Saturday, September 5, 2009

Essays by Wallace Shawn

from the article,

Artists are in the business of simultaneously de-familiarizing and re-familiarizing us with the world around us. "Habit is a great deadener," Samuel Beckett explained, and art lends us a new pair of spectacles with which to view reality anew.

Reading writer and actor Wallace Shawn's "Essays," a hodgepodge of short pieces on war, theater, sex, art and privileged guilt, with interviews of Noam Chomsky and poet Mark Strand thrown into the mix, I was reminded of this essential function of creative dreamers, be they playwrights, composers or painters. All, ultimately, are anthropologists of alien lands, which just so happen to be the ones we daily inhabit. Yes, imaginations have ZIP Codes, even as they transcend them.

Shawn's signature tone, familiar to those who know his one-of-a-kind dramatic works, such as "Aunt Dan and Lemon," "The Fever" and "The Designated Mourner," or his movie colloquy with Andre Gregory, "My Dinner With Andre," is a kind of canny naïveté, in which complicated questions are approached with a simplicity that strips the conventional barnacles from the search for truth. There's something bracing about this when it works.

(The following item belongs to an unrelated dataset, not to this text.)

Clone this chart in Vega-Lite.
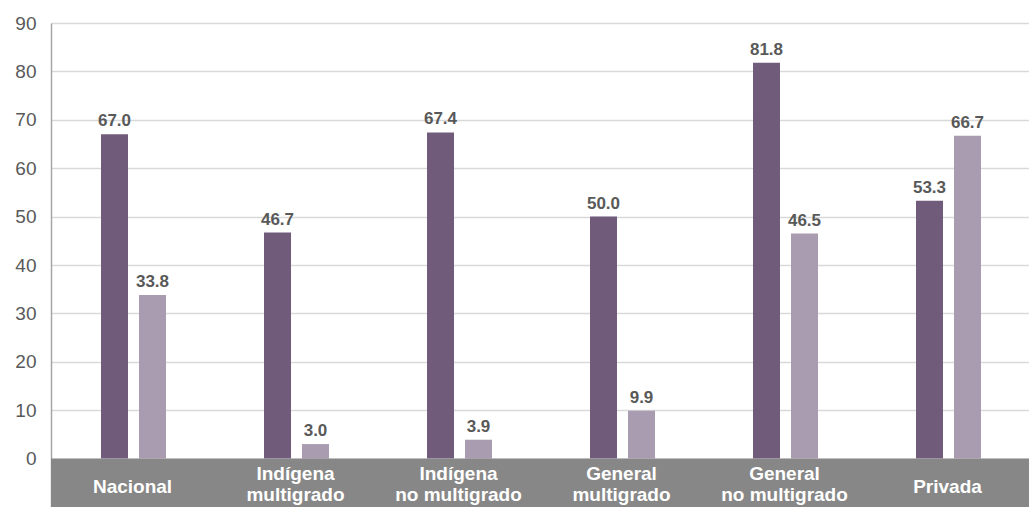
{
  "$schema": "https://vega.github.io/schema/vega-lite/v6.json",
  "width": 978,
  "height": 484,
  "autosize": "none",
  "padding": {"left": 51, "top": 23, "right": 0, "bottom": 0},
  "background": "white",
  "config": {"view": {"stroke": null}, "font": "Liberation Sans"},
  "datasets": {
    "barras": [
      {"categoria": "Nacional", "serie": "Serie 1", "valor": 67.0},
      {"categoria": "Nacional", "serie": "Serie 2", "valor": 33.8},
      {"categoria": "Indígena\nmultigrado", "serie": "Serie 1", "valor": 46.7},
      {"categoria": "Indígena\nmultigrado", "serie": "Serie 2", "valor": 3.0},
      {"categoria": "Indígena\nno multigrado", "serie": "Serie 1", "valor": 67.4},
      {"categoria": "Indígena\nno multigrado", "serie": "Serie 2", "valor": 3.9},
      {"categoria": "General\nmultigrado", "serie": "Serie 1", "valor": 50.0},
      {"categoria": "General\nmultigrado", "serie": "Serie 2", "valor": 9.9},
      {"categoria": "General\nno multigrado", "serie": "Serie 1", "valor": 81.8},
      {"categoria": "General\nno multigrado", "serie": "Serie 2", "valor": 46.5},
      {"categoria": "Privada", "serie": "Serie 1", "valor": 53.3},
      {"categoria": "Privada", "serie": "Serie 2", "valor": 66.7}
    ],
    "categorias": [
      {"categoria": "Nacional"},
      {"categoria": "Indígena\nmultigrado"},
      {"categoria": "Indígena\nno multigrado"},
      {"categoria": "General\nmultigrado"},
      {"categoria": "General\nno multigrado"},
      {"categoria": "Privada"}
    ],
    "banda": [{"desde": -10, "hasta": 0}]
  },
  "layer": [
    {
      "data": {"name": "barras"},
      "mark": {"type": "bar"},
      "encoding": {
        "x": {
          "field": "categoria", "type": "nominal",
          "sort": ["Nacional", "Indígena\nmultigrado", "Indígena\nno multigrado", "General\nmultigrado", "General\nno multigrado", "Privada"],
          "scale": {"paddingInner": 0, "paddingOuter": 0},
          "axis": null
        },
        "xOffset": {"field": "serie", "type": "nominal", "scale": {"range": [50, 115], "paddingInner": 0.2895, "paddingOuter": 0}},
        "y": {
          "field": "valor", "type": "quantitative",
          "scale": {"domain": [-10, 90], "nice": false, "zero": false},
          "axis": {
            "values": [0, 10, 20, 30, 40, 50, 60, 70, 80, 90],
            "title": null, "grid": true, "gridColor": "#d9d9d9", "gridWidth": 1.5,
            "domainColor": "#a6a6a6", "domainWidth": 1.5, "ticks": false,
            "labelFontSize": 19, "labelColor": "#595959", "labelPadding": 15
          }
        },
        "color": {"field": "serie", "type": "nominal", "scale": {"range": ["#705c7a", "#a99bb0"]}, "legend": null}
      }
    },
    {
      "data": {"name": "barras"},
      "mark": {"type": "text", "baseline": "bottom", "dy": -4, "fontWeight": "bold", "fontSize": 17, "color": "#595959"},
      "encoding": {
        "x": {
          "field": "categoria", "type": "nominal",
          "sort": ["Nacional", "Indígena\nmultigrado", "Indígena\nno multigrado", "General\nmultigrado", "General\nno multigrado", "Privada"]
        },
        "xOffset": {"field": "serie", "type": "nominal"},
        "y": {"field": "valor", "type": "quantitative"},
        "text": {"field": "valor", "type": "quantitative", "format": ".1f"}
      }
    },
    {
      "data": {"name": "banda"},
      "mark": {"type": "rect", "color": "#878787"},
      "encoding": {
        "y": {"field": "desde", "type": "quantitative"},
        "y2": {"field": "hasta"}
      }
    },
    {
      "data": {"name": "categorias"},
      "transform": [{"filter": "indexof(datum.categoria, '\\n') >= 0"}],
      "mark": {"type": "text", "baseline": "middle", "align": "center", "fontWeight": "bold", "fontSize": 19, "color": "white", "lineBreak": "\n", "lineHeight": 21},
      "encoding": {
        "x": {
          "field": "categoria", "type": "nominal",
          "sort": ["Nacional", "Indígena\nmultigrado", "Indígena\nno multigrado", "General\nmultigrado", "General\nno multigrado", "Privada"]
        },
        "y": {"datum": -3.1, "type": "quantitative"},
        "text": {"field": "categoria", "type": "nominal"}
      }
    },
    {
      "data": {"name": "categorias"},
      "transform": [{"filter": "indexof(datum.categoria, '\\n') < 0"}],
      "mark": {"type": "text", "baseline": "middle", "align": "center", "fontWeight": "bold", "fontSize": 19, "color": "white"},
      "encoding": {
        "x": {
          "field": "categoria", "type": "nominal",
          "sort": ["Nacional", "Indígena\nmultigrado", "Indígena\nno multigrado", "General\nmultigrado", "General\nno multigrado", "Privada"]
        },
        "y": {"datum": -5.8, "type": "quantitative"},
        "text": {"field": "categoria", "type": "nominal"}
      }
    }
  ]
}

But when it doesn't -- which is about one-third of the time in this collection (granted, a batting average Major League Baseball players would kill for) -- it can seem as though reductive clichés are being replaced with tendentious caricatures.

The first part of the book is centered on politics and war, and Shawn's prose meditations on the murderous misguidedness of the Iraq war and the Bush administration's stoking of 9/11 paranoia, aided by a supine media, are fearlessly blunt. "Why are we being so ridiculously polite," he asks in "The Invasion of Iraq Is Moments Away." "It's as if there were some sort of gentlemen's agreement that prevents people from stating the obvious truth that Bush and his colleagues are exhilarated and thrilled by the thought of war . . . by the scale, the massiveness of the bombing they're planning, the violence, the killing, the blood, the deaths, the horror." Shawn's argument employs stick figures, but this is a useful corrective when details commonly serve as camouflage.